Followers

Sunday 19 August 2018

Goodbye and thank you Aretha

Perfomers I've admired all my life keep pegging out on me. I guess that's what happens as you get older - if you're lucky enough to stick around long enough. Oldies like me, we all have our own individual lists, I'm sure. But...

Goddammit, she was good. 
 
OK, some of the comparative statements in tributes are ludicrous. "The greatest singer ever.." "Maria Callas and her..." Really, what's the point? She was herself.
 
Someone put his finger right on it. She carried forward in her voice the power of Afro-American suffering and hope, as it was realised in southern church music.
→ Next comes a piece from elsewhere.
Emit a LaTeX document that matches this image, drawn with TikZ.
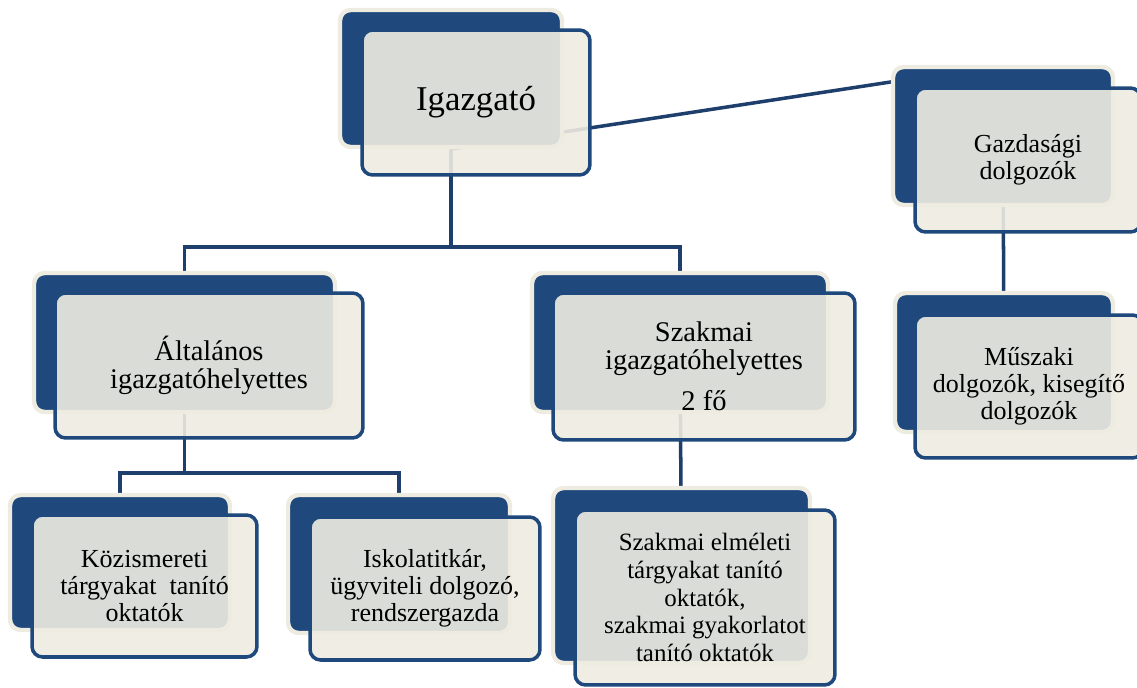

Like Ray Charles, her voice brought gospel and blues together. Some churchgoers disapproved of soul music for that very reason - they felt that sort of yearning passion was only for church. 
 
Soul music, the great secularizer of religious passion. No wonder she brought Obama to tears.
 
Soul music of her time can sound simple and repetitive in its sturctures and riffs. A lot of modern pop/rock music is much more varied and sophisticated. And that's part of the point. Simplicity. For me, it's the voice. She is singing directly and only to each of us - a quality only really great performers have. Ella Fitzgerald, say, or Miles Davis middle period.

And my, doesn't Aretha build it and take it on out? Listen, if you will, to the studio recording of "Respect" - such a powerful arrangement, great musicians, great backing singers. Then watch this 1967 live recording. The sound is really poor, the spirit triumphant. She's preaching. The audience are gone. Me too.